§ Objective: Copy nothing but the text: reproduce each line of the listing exactly and leave the pictures out.

§ Collected material:

----------------------------------------

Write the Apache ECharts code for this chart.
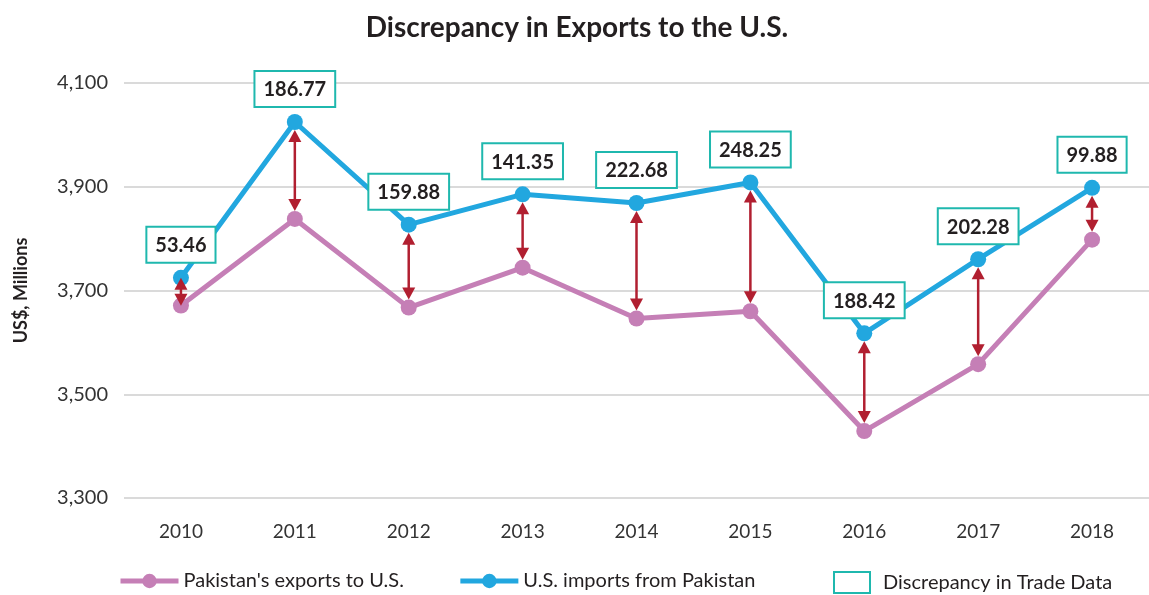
<!DOCTYPE html>
<html>
<head>
<meta charset="utf-8">
<script src="https://cdn.jsdelivr.net/npm/echarts@6/dist/echarts.min.js"></script>
<style>
  html, body { margin: 0; padding: 0; background: #fff; }
  #main { width: 1149px; height: 595px; }
</style>
</head>
<body>
<div id="main"></div>
<script>
var years = ['2010', '2011', '2012', '2013', '2014', '2015', '2016', '2017', '2018'];
// Pakistan's exports to U.S. (US$ millions)
var exportsPk = [3671, 3838, 3667, 3744, 3646, 3660, 3429, 3558, 3798];
// U.S. imports from Pakistan (US$ millions)
var importsUs = [3724.5, 4024.8, 3826.9, 3885.4, 3868.7, 3908.3, 3617.4, 3760.3, 3897.9];
// discrepancy labels
var discrepancy = ['53.46', '186.77', '159.88', '141.35', '222.68', '248.25', '188.42', '202.28', '99.88'];

var pink = '#c57fb6';
var blue = '#22a7df';
var arrowRed = '#b11f30';
var teal = '#1fb8ae';
var font = 'Lato, "Open Sans", sans-serif';

var arrowData = [];
for (var i = 0; i < years.length; i++) {
    arrowData.push([i, exportsPk[i], importsUs[i]]);
}

// double headed arrow between the two lines
function renderArrow(params, api) {
    var lo = api.coord([api.value(0), api.value(1)]);
    var hi = api.coord([api.value(0), api.value(2)]);
    var x = lo[0];
    var headL = 12, headW = 6.5;
    var dist = lo[1] - hi[1];
    var gap = Math.min(8, (dist - 2 * headL - 4) / 2);
    var yTop = hi[1] + gap;
    var yBot = lo[1] - gap;
    var style = { fill: arrowRed };
    return {
        type: 'group',
        children: [
            { type: 'line', shape: { x1: x, y1: yTop + headL - 1, x2: x, y2: yBot - headL + 1 },
              style: { stroke: arrowRed, lineWidth: 2.5 } },
            { type: 'polygon', shape: { points: [[x, yTop], [x - headW, yTop + headL], [x + headW, yTop + headL]] }, style: style },
            { type: 'polygon', shape: { points: [[x, yBot], [x - headW, yBot - headL], [x + headW, yBot - headL]] }, style: style }
        ]
    };
}

var myChart = echarts.init(document.getElementById('main'));
var option = {
    backgroundColor: '#fff',
    animation: false,
    title: {
        text: 'Discrepancy in Exports to the U.S.',
        left: 572,
        textAlign: 'center',
        top: 9,
        textStyle: { fontFamily: font, fontSize: 28, fontWeight: 'bold', color: '#231f20' }
    },
    legend: [{
        data: ["Pakistan's exports to U.S.", 'U.S. imports from Pakistan'],
        left: 118,
        top: 571,
        padding: 0,
        itemWidth: 58,
        itemHeight: 18,
        itemGap: 54,
        lineStyle: { width: 5 },
        textStyle: { fontFamily: font, fontSize: 20, color: '#231f20' }
    }, {
        data: [{
            name: 'Discrepancy in Trade Data',
            icon: 'rect',
            itemStyle: { color: '#fff', borderColor: teal, borderWidth: 2 }
        }],
        left: 833,
        top: 571,
        padding: 0,
        itemWidth: 36,
        itemHeight: 21,
        itemGap: 14,
        textStyle: { fontFamily: font, fontSize: 20, color: '#231f20', padding: [0, 0, 0, 8] }
    }],
    grid: { left: 124, right: 0, top: 83, bottom: 97 },
    xAxis: {
        type: 'category',
        data: years,
        boundaryGap: true,
        axisLine: { show: false },
        axisTick: { show: false },
        axisLabel: { margin: 24, fontFamily: font, fontSize: 19, color: '#333' }
    },
    yAxis: {
        type: 'value',
        min: 3300,
        max: 4100,
        interval: 200,
        name: 'US$, Millions',
        nameLocation: 'middle',
        nameGap: 94,
        nameTextStyle: { fontFamily: font, fontSize: 18, fontWeight: 'bold', color: '#231f20' },
        axisLine: { show: false },
        axisTick: { show: false },
        axisLabel: {
            margin: 16,
            fontFamily: font, fontSize: 20, color: '#333',
            formatter: function (v) { return echarts.format.addCommas(v); }
        },
        splitLine: { lineStyle: { color: '#dadada', width: 2 } }
    },
    series: [{
        name: "Pakistan's exports to U.S.",
        type: 'line',
        data: exportsPk,
        symbol: 'circle',
        symbolSize: 16,
        lineStyle: { color: pink, width: 5 },
        itemStyle: { color: pink },
        z: 2
    }, {
        name: 'U.S. imports from Pakistan',
        type: 'line',
        data: importsUs,
        symbol: 'circle',
        symbolSize: 16,
        lineStyle: { color: blue, width: 5 },
        itemStyle: { color: blue },
        z: 3,
        label: {
            show: true,
            position: 'top',
            distance: 8,
            formatter: function (p) { return discrepancy[p.dataIndex]; },
            fontFamily: font,
            fontSize: 20,
            fontWeight: 'bold',
            color: '#231f20',
            backgroundColor: '#fff',
            borderColor: teal,
            borderWidth: 2,
            padding: [8, 8, 6, 8]
        }
    }, {
        name: 'Discrepancy in Trade Data',
        type: 'custom',
        data: arrowData,
        encode: { x: 0, y: [1, 2] },
        renderItem: renderArrow,
        itemStyle: { color: arrowRed },
        z: 5
    }]
};
myChart.setOption(option);
</script>
</body>
</html>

----------------------------------------

§ Exercise solution:
Write the Apache ECharts code for this chart.
<!DOCTYPE html>
<html>
<head>
<meta charset="utf-8">
<script src="https://cdn.jsdelivr.net/npm/echarts@6/dist/echarts.min.js"></script>
<style>
  html, body { margin: 0; padding: 0; background: #fff; }
  #main { width: 1149px; height: 595px; }
</style>
</head>
<body>
<div id="main"></div>
<script>
var years = ['2010', '2011', '2012', '2013', '2014', '2015', '2016', '2017', '2018'];
// Pakistan's exports to U.S. (US$ millions)
var exportsPk = [3671, 3838, 3667, 3744, 3646, 3660, 3429, 3558, 3798];
// U.S. imports from Pakistan (US$ millions)
var importsUs = [3724.5, 4024.8, 3826.9, 3885.4, 3868.7, 3908.3, 3617.4, 3760.3, 3897.9];
// discrepancy labels
var discrepancy = ['53.46', '186.77', '159.88', '141.35', '222.68', '248.25', '188.42', '202.28', '99.88'];

var pink = '#c57fb6';
var blue = '#22a7df';
var arrowRed = '#b11f30';
var teal = '#1fb8ae';
var font = 'Lato, "Open Sans", sans-serif';

var arrowData = [];
for (var i = 0; i < years.length; i++) {
    arrowData.push([i, exportsPk[i], importsUs[i]]);
}

// double headed arrow between the two lines
function renderArrow(params, api) {
    var lo = api.coord([api.value(0), api.value(1)]);
    var hi = api.coord([api.value(0), api.value(2)]);
    var x = lo[0];
    var headL = 12, headW = 6.5;
    var dist = lo[1] - hi[1];
    var gap = Math.min(8, (dist - 2 * headL - 4) / 2);
    var yTop = hi[1] + gap;
    var yBot = lo[1] - gap;
    var style = { fill: arrowRed };
    return {
        type: 'group',
        children: [
            { type: 'line', shape: { x1: x, y1: yTop + headL - 1, x2: x, y2: yBot - headL + 1 },
              style: { stroke: arrowRed, lineWidth: 2.5 } },
            { type: 'polygon', shape: { points: [[x, yTop], [x - headW, yTop + headL], [x + headW, yTop + headL]] }, style: style },
            { type: 'polygon', shape: { points: [[x, yBot], [x - headW, yBot - headL], [x + headW, yBot - headL]] }, style: style }
        ]
    };
}

var myChart = echarts.init(document.getElementById('main'));
var option = {
    backgroundColor: '#fff',
    animation: false,
    title: {
        text: 'Discrepancy in Exports to the U.S.',
        left: 572,
        textAlign: 'center',
        top: 9,
        textStyle: { fontFamily: font, fontSize: 28, fontWeight: 'bold', color: '#231f20' }
    },
    legend: [{
        data: ["Pakistan's exports to U.S.", 'U.S. imports from Pakistan'],
        left: 118,
        top: 571,
        padding: 0,
        itemWidth: 58,
        itemHeight: 18,
        itemGap: 54,
        lineStyle: { width: 5 },
        textStyle: { fontFamily: font, fontSize: 20, color: '#231f20' }
    }, {
        data: [{
            name: 'Discrepancy in Trade Data',
            icon: 'rect',
            itemStyle: { color: '#fff', borderColor: teal, borderWidth: 2 }
        }],
        left: 833,
        top: 571,
        padding: 0,
        itemWidth: 36,
        itemHeight: 21,
        itemGap: 14,
        textStyle: { fontFamily: font, fontSize: 20, color: '#231f20', padding: [0, 0, 0, 8] }
    }],
    grid: { left: 124, right: 0, top: 83, bottom: 97 },
    xAxis: {
        type: 'category',
        data: years,
        boundaryGap: true,
        axisLine: { show: false },
        axisTick: { show: false },
        axisLabel: { margin: 24, fontFamily: font, fontSize: 19, color: '#333' }
    },
    yAxis: {
        type: 'value',
        min: 3300,
        max: 4100,
        interval: 200,
        name: 'US$, Millions',
        nameLocation: 'middle',
        nameGap: 94,
        nameTextStyle: { fontFamily: font, fontSize: 18, fontWeight: 'bold', color: '#231f20' },
        axisLine: { show: false },
        axisTick: { show: false },
        axisLabel: {
            margin: 16,
            fontFamily: font, fontSize: 20, color: '#333',
            formatter: function (v) { return echarts.format.addCommas(v); }
        },
        splitLine: { lineStyle: { color: '#dadada', width: 2 } }
    },
    series: [{
        name: "Pakistan's exports to U.S.",
        type: 'line',
        data: exportsPk,
        symbol: 'circle',
        symbolSize: 16,
        lineStyle: { color: pink, width: 5 },
        itemStyle: { color: pink },
        z: 2
    }, {
        name: 'U.S. imports from Pakistan',
        type: 'line',
        data: importsUs,
        symbol: 'circle',
        symbolSize: 16,
        lineStyle: { color: blue, width: 5 },
        itemStyle: { color: blue },
        z: 3,
        label: {
            show: true,
            position: 'top',
            distance: 8,
            formatter: function (p) { return discrepancy[p.dataIndex]; },
            fontFamily: font,
            fontSize: 20,
            fontWeight: 'bold',
            color: '#231f20',
            backgroundColor: '#fff',
            borderColor: teal,
            borderWidth: 2,
            padding: [8, 8, 6, 8]
        }
    }, {
        name: 'Discrepancy in Trade Data',
        type: 'custom',
        data: arrowData,
        encode: { x: 0, y: [1, 2] },
        renderItem: renderArrow,
        itemStyle: { color: arrowRed },
        z: 5
    }]
};
myChart.setOption(option);
</script>
</body>
</html>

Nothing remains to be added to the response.